• [Task]
Provide an exact copy of the data, excluding the images.

══════════

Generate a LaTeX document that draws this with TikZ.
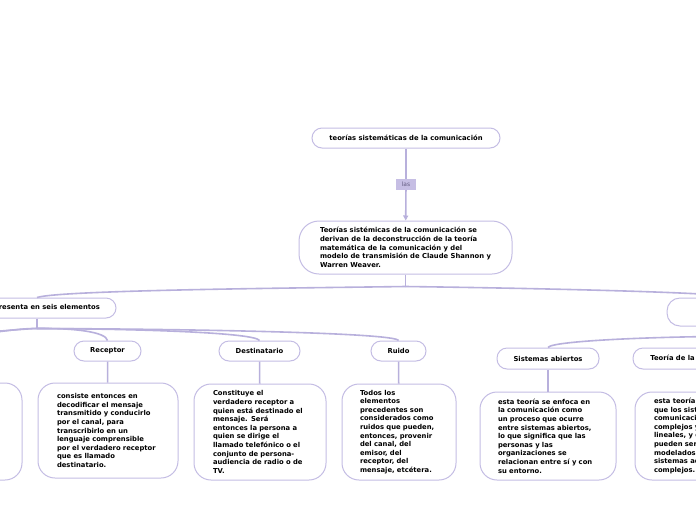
\documentclass[tikz,border=0pt]{standalone}
\usepackage{fontspec}
\newfontfamily\vf{DejaVu Sans}
\usetikzlibrary{arrows.meta}
\definecolor{bord}{RGB}{196,189,228}
\definecolor{conn}{RGB}{184,176,220}
\definecolor{lasfill}{RGB}{198,190,228}
\definecolor{lastext}{RGB}{100,92,130}
\begin{document}
\begin{tikzpicture}[x=1pt,y=-1pt,
  txt/.style={font=\vf\bfseries\fontsize{6.8}{8.6}\selectfont},
  hd/.style={txt, draw=bord, line width=1pt, rounded corners=10pt, fill=white, inner sep=0pt},
  desc/.style={txt, draw=bord, line width=1pt, rounded corners=17pt, fill=white, inner sep=0pt, align=left},
  lasbox/.style={fill=lasfill, text=lastext, font=\vf\fontsize{6}{7}\selectfont, minimum width=20pt, minimum height=11pt, inner sep=0pt},
  conn/.style={draw=conn, line width=1.6pt}
]
\useasboundingbox (0,0) rectangle (696,520);
\clip (0,0) rectangle (696,520);
\fill[white] (0,0) rectangle (696,520);

% nodes
\node[hd, minimum width=188pt, minimum height=20pt] (top) at (406,138) {teorías sistemáticas de la comunicación};
\node[lasbox] (las) at (406,184.5) {las};
\node[hd, minimum width=213pt, minimum height=53pt, rounded corners=20pt, align=left] (main) at (405.5,247.5)
  {Teorías sistémicas de la comunicación se\\derivan de la deconstrucción de la teoría\\matemática de la comunicación y del\\modelo de transmisión de Claude Shannon y\\Warren Weaver.};

\node[hd, minimum width=158pt, minimum height=20pt] (left) at (37,308) {Se representa en seis elementos};
\node[hd, minimum width=140pt, minimum height=28pt, rounded corners=13pt] (right) at (737,312) {};

\node[hd, minimum width=67pt, minimum height=20pt] (rec) at (107.5,351) {Receptor};
\node[hd, minimum width=81pt, minimum height=20pt] (dest) at (259.5,351) {Destinatario};
\node[hd, minimum width=55pt, minimum height=20pt] (ruido) at (398.5,351) {Ruido};
\node[hd, minimum width=102pt, minimum height=21pt] (sist) at (548,358.5) {Sistemas abiertos};
\node[hd, minimum width=128pt, minimum height=21pt] (teo) at (697,358.5) {Teoría de la complejidad};

\node[desc, minimum width=132pt, minimum height=97pt] (ld) at (-44,431.5) {};
\node[desc, minimum width=140pt, minimum height=95pt, text width=102pt] (recd) at (108,430.5)
  {consiste entonces en\\decodificar el mensaje\\transmitido y conducirlo\\por el canal, para\\transcribirlo en un\\lenguaje comprensible\\por el verdadero receptor\\que es llamado\\destinatario.};
\node[desc, minimum width=132pt, minimum height=96pt, text width=94pt] (destd) at (260,432)
  {Constituye el\\verdadero receptor a\\quien está destinado el\\mensaje. Será\\entonces la persona a\\quien se dirige el\\llamado telefónico o el\\conjunto de persona-\\audiencia de radio o de\\TV.};
\node[desc, minimum width=114pt, minimum height=96pt, text width=78pt] (ruidod) at (399,432)
  {Todos los\\elementos\\precedentes son\\considerados como\\ruidos que pueden,\\entonces, provenir\\del canal, del\\emisor, del\\receptor, del\\mensaje, etcétera.};
\node[desc, minimum width=136pt, minimum height=88pt, text width=100pt] (sistd) at (548,436)
  {esta teoría se enfoca en\\la comunicación como\\un proceso que ocurre\\entre sistemas abiertos,\\lo que significa que las\\personas y las\\organizaciones se\\relacionan entre sí y con\\su entorno.};
\node[desc, minimum width=140pt, minimum height=88pt, text width=102pt] (teod) at (705,436)
  {esta teoría sostiene\\que los sistemas de\\comunicación son\\complejos y no\\lineales, y que\\pueden ser\\modelados como\\sistemas adaptativos\\complejos.};

\coordinate (offA) at (-60,341);
\coordinate (offB) at (-210,341);

% connectors
\draw[conn] (top) -- (las);
\draw[conn, -{Triangle[width=5pt,length=5pt]}] (las) -- (main);
\draw[conn] (main.south) -- ++(0,12) coordinate (mb);
\draw[conn] (mb) .. controls (300,288) and (60,290) .. (left.north);
\draw[conn] (mb) .. controls (520,288) and (720,292) .. (right.north);

\draw[conn] (left.south) -- ++(0,10) coordinate (lb);
\draw[conn] (lb) .. controls (75,328) and (106,332) .. (rec.north);
\draw[conn] (lb) .. controls (150,329) and (255,333) .. (dest.north);
\draw[conn] (lb) .. controls (200,329) and (395,333) .. (ruido.north);
\draw[conn] (lb) .. controls (20,328) and (-20,334) .. (offA);
\draw[conn] (lb) .. controls (15,329) and (-60,338) .. (offB);

\draw[conn] (right.south) -- ++(0,10) coordinate (rb);
\draw[conn] (rb) .. controls (680,336) and (552,340) .. (sist.north);
\draw[conn] (rb) .. controls (720,338) and (697,342) .. (teo.north);

\draw[conn] (rec) -- (recd);
\draw[conn] (dest) -- (destd);
\draw[conn] (ruido) -- (ruidod);
\draw[conn] (sist) -- (sistd);
\draw[conn] (teo.south) -- (teo.south |- teod.north);
\end{tikzpicture}
\end{document}
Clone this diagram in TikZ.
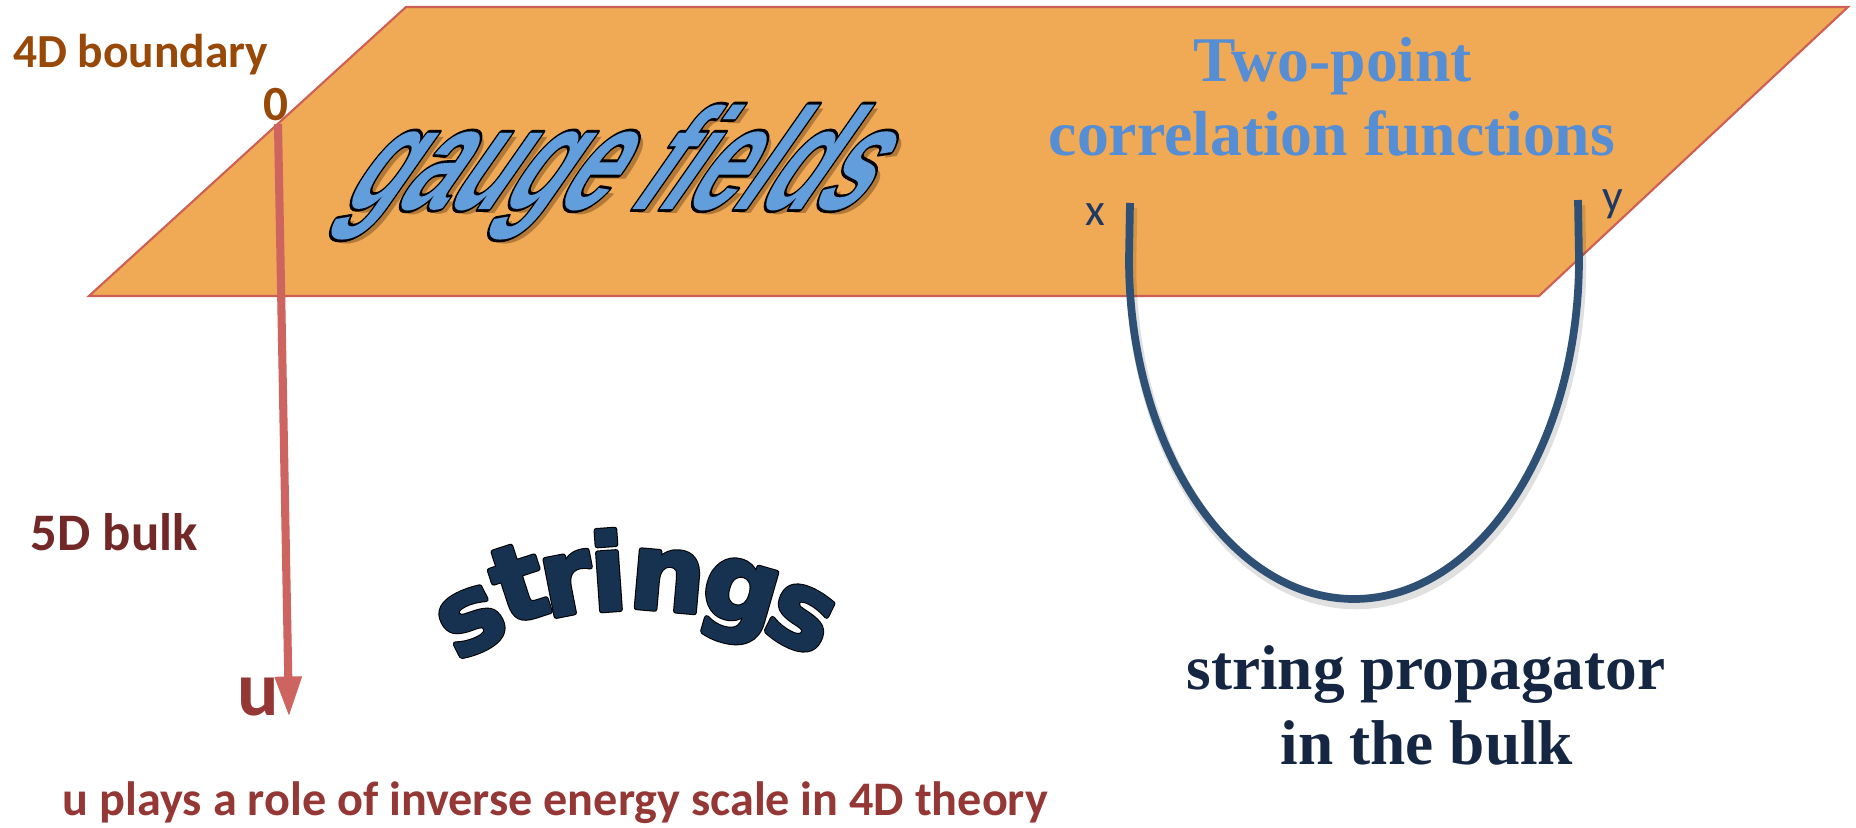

══════════

• [Task answer]
Generate a LaTeX document that draws this with TikZ.
\documentclass[tikz,border=0pt]{standalone}
\usepackage{fontspec}
\newfontfamily\vf{DejaVu Sans}
\usetikzlibrary{arrows.meta}
\definecolor{bord}{RGB}{196,189,228}
\definecolor{conn}{RGB}{184,176,220}
\definecolor{lasfill}{RGB}{198,190,228}
\definecolor{lastext}{RGB}{100,92,130}
\begin{document}
\begin{tikzpicture}[x=1pt,y=-1pt,
  txt/.style={font=\vf\bfseries\fontsize{6.8}{8.6}\selectfont},
  hd/.style={txt, draw=bord, line width=1pt, rounded corners=10pt, fill=white, inner sep=0pt},
  desc/.style={txt, draw=bord, line width=1pt, rounded corners=17pt, fill=white, inner sep=0pt, align=left},
  lasbox/.style={fill=lasfill, text=lastext, font=\vf\fontsize{6}{7}\selectfont, minimum width=20pt, minimum height=11pt, inner sep=0pt},
  conn/.style={draw=conn, line width=1.6pt}
]
\useasboundingbox (0,0) rectangle (696,520);
\clip (0,0) rectangle (696,520);
\fill[white] (0,0) rectangle (696,520);

% nodes
\node[hd, minimum width=188pt, minimum height=20pt] (top) at (406,138) {teorías sistemáticas de la comunicación};
\node[lasbox] (las) at (406,184.5) {las};
\node[hd, minimum width=213pt, minimum height=53pt, rounded corners=20pt, align=left] (main) at (405.5,247.5)
  {Teorías sistémicas de la comunicación se\\derivan de la deconstrucción de la teoría\\matemática de la comunicación y del\\modelo de transmisión de Claude Shannon y\\Warren Weaver.};

\node[hd, minimum width=158pt, minimum height=20pt] (left) at (37,308) {Se representa en seis elementos};
\node[hd, minimum width=140pt, minimum height=28pt, rounded corners=13pt] (right) at (737,312) {};

\node[hd, minimum width=67pt, minimum height=20pt] (rec) at (107.5,351) {Receptor};
\node[hd, minimum width=81pt, minimum height=20pt] (dest) at (259.5,351) {Destinatario};
\node[hd, minimum width=55pt, minimum height=20pt] (ruido) at (398.5,351) {Ruido};
\node[hd, minimum width=102pt, minimum height=21pt] (sist) at (548,358.5) {Sistemas abiertos};
\node[hd, minimum width=128pt, minimum height=21pt] (teo) at (697,358.5) {Teoría de la complejidad};

\node[desc, minimum width=132pt, minimum height=97pt] (ld) at (-44,431.5) {};
\node[desc, minimum width=140pt, minimum height=95pt, text width=102pt] (recd) at (108,430.5)
  {consiste entonces en\\decodificar el mensaje\\transmitido y conducirlo\\por el canal, para\\transcribirlo en un\\lenguaje comprensible\\por el verdadero receptor\\que es llamado\\destinatario.};
\node[desc, minimum width=132pt, minimum height=96pt, text width=94pt] (destd) at (260,432)
  {Constituye el\\verdadero receptor a\\quien está destinado el\\mensaje. Será\\entonces la persona a\\quien se dirige el\\llamado telefónico o el\\conjunto de persona-\\audiencia de radio o de\\TV.};
\node[desc, minimum width=114pt, minimum height=96pt, text width=78pt] (ruidod) at (399,432)
  {Todos los\\elementos\\precedentes son\\considerados como\\ruidos que pueden,\\entonces, provenir\\del canal, del\\emisor, del\\receptor, del\\mensaje, etcétera.};
\node[desc, minimum width=136pt, minimum height=88pt, text width=100pt] (sistd) at (548,436)
  {esta teoría se enfoca en\\la comunicación como\\un proceso que ocurre\\entre sistemas abiertos,\\lo que significa que las\\personas y las\\organizaciones se\\relacionan entre sí y con\\su entorno.};
\node[desc, minimum width=140pt, minimum height=88pt, text width=102pt] (teod) at (705,436)
  {esta teoría sostiene\\que los sistemas de\\comunicación son\\complejos y no\\lineales, y que\\pueden ser\\modelados como\\sistemas adaptativos\\complejos.};

\coordinate (offA) at (-60,341);
\coordinate (offB) at (-210,341);

% connectors
\draw[conn] (top) -- (las);
\draw[conn, -{Triangle[width=5pt,length=5pt]}] (las) -- (main);
\draw[conn] (main.south) -- ++(0,12) coordinate (mb);
\draw[conn] (mb) .. controls (300,288) and (60,290) .. (left.north);
\draw[conn] (mb) .. controls (520,288) and (720,292) .. (right.north);

\draw[conn] (left.south) -- ++(0,10) coordinate (lb);
\draw[conn] (lb) .. controls (75,328) and (106,332) .. (rec.north);
\draw[conn] (lb) .. controls (150,329) and (255,333) .. (dest.north);
\draw[conn] (lb) .. controls (200,329) and (395,333) .. (ruido.north);
\draw[conn] (lb) .. controls (20,328) and (-20,334) .. (offA);
\draw[conn] (lb) .. controls (15,329) and (-60,338) .. (offB);

\draw[conn] (right.south) -- ++(0,10) coordinate (rb);
\draw[conn] (rb) .. controls (680,336) and (552,340) .. (sist.north);
\draw[conn] (rb) .. controls (720,338) and (697,342) .. (teo.north);

\draw[conn] (rec) -- (recd);
\draw[conn] (dest) -- (destd);
\draw[conn] (ruido) -- (ruidod);
\draw[conn] (sist) -- (sistd);
\draw[conn] (teo.south) -- (teo.south |- teod.north);
\end{tikzpicture}
\end{document}
Clone this diagram in TikZ.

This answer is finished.